The tender calls for 10 models or BB-gun-type replicas of the Smith & Wesson MP 9 semi-automatic pistol, Beretta PX4 pistol, Russian AK-74 assault rifle, MK47 machine gun, AW 338 sniper rifle and KRISS Vector submachine gun, among others.
The 205th Arsenal is under the Materiel Production Center of the Ministry of National Defense’s (MND) Armament Bureau, and specializes in the development and production of indigenous firearms, including the T65 assault rifle, T74 machine gun, T86 assault rifle, handguns and ammunition.
A report on online news site Storm Media News quoted unnamed public officials calling the arsenal’s tender “a waste of time” and accusing it of a “lack of professionalism and misguided technical application” for trying to develop the weapons based on replicas.
However, military experts said that showed a misunderstanding of the purpose of the tender, and that real effort and technical expertise is being put into developing the next generation of small arms for the armed forces and law enforcement agencies.

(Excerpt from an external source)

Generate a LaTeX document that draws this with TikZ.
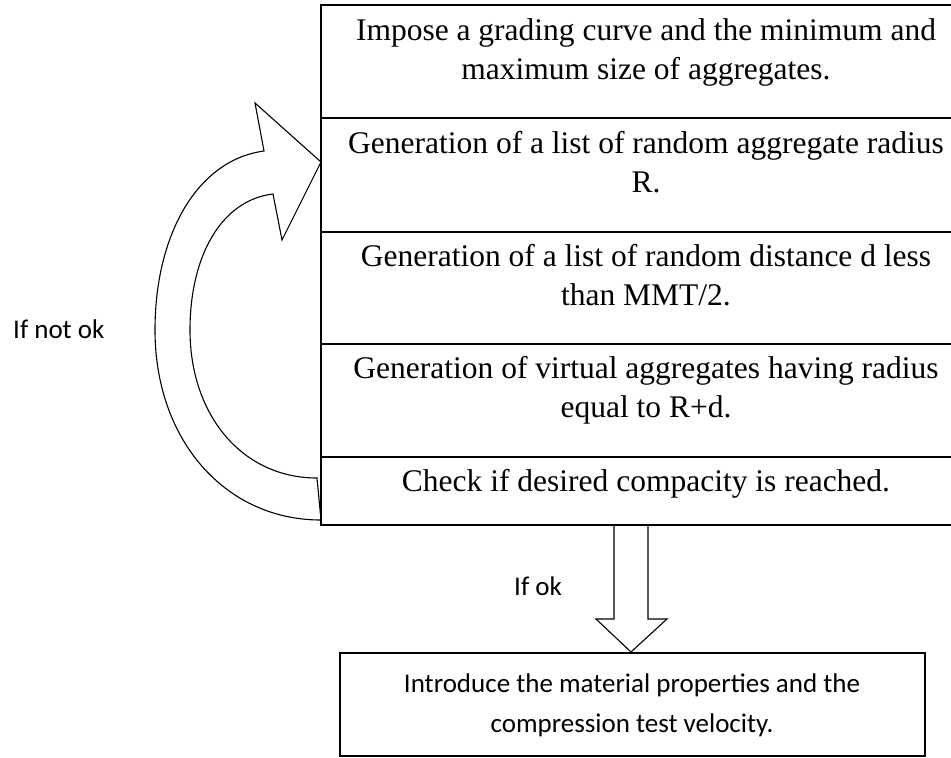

“The tender is to provide the 205th Arsenal’s research and engineering team with new design concepts and firearm innovation ideas from other countries,” said Colonel Chen Chi-yu (陳繼宇), a supervising officer from the Materiel Production Center. “The foreign models in the tender indicate our direction for firearms production. Much effort is being put to developing new lines of indigenous handguns and assault rifles.”
“By developing the firearms at our own factories, with our own engineering teams, we can produce all the key components, spare parts and ammunition, so we do not need to buy from foreign countries and arms dealers, where they hold the core technology and patents,” he added.